The storytelling in Console Wars has perhaps a bit too much intrigue. The problem is essentially the same overwrought dramatization that Hatching Twitter editorialized; the line between history and idealized fiction is creatively blurred at the expense of credibility. It’s a shame, as like with Hatching Twitter, I think the real story is worth telling without embellishment. The way that the video game industry as a whole evolved in the 16-bit era is interesting enough on its own.

I’m likely biased as a software engineer, but I was also disappointed that most of the book focused on the personnel and decisions made by Sega of America – back then, a little more than the marketing arm of Sega for North America. Granted, Sega did have to make some drastic moves to catch up to Nintendo’s lead, but it was a combination of factors that led to its ascension, the foremost being its strong catalog of games. In particular, the author’s constant negative portrayal of Sega of Japan in contrast to the suave and heroic Sega of America is a bit much.

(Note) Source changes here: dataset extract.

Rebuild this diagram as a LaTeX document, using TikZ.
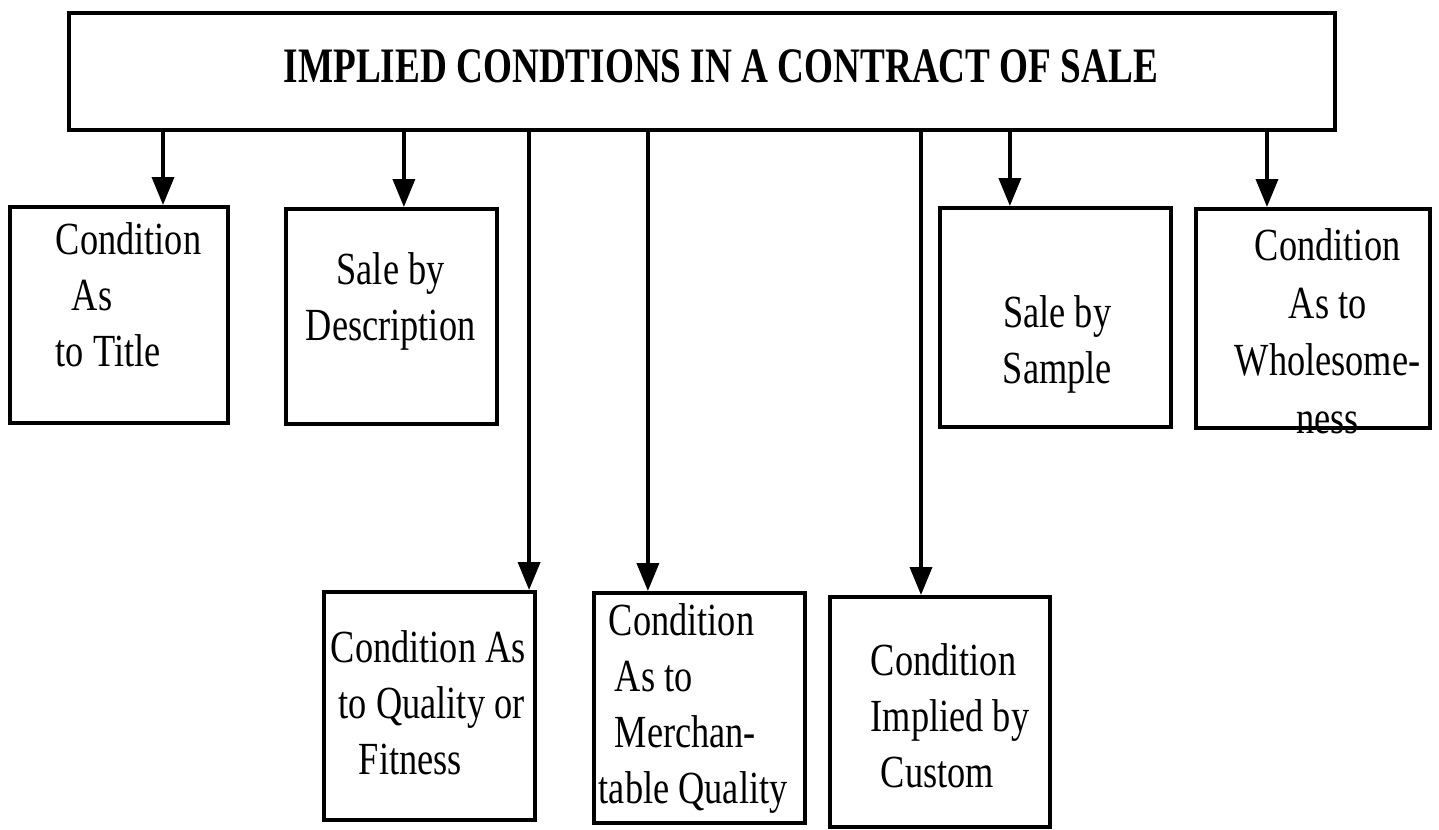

But for me, the most disappointing aspect is the book’s inability to extend beyond the brief 2-3 year period of triumph for Sega of America. To his credit, the author does devote some time explaining what happened in the 8-bit era with the NES, and even goes a bit into video game collapse prior. The late 90s were full of action: Atari leapt impressively to 64-bit; Philips tried the market with a CD-based console; Sony developing its Playstation alone after being rebuked by Nintendo. From this standpoint, Console Wars is more truncated biography than documentary.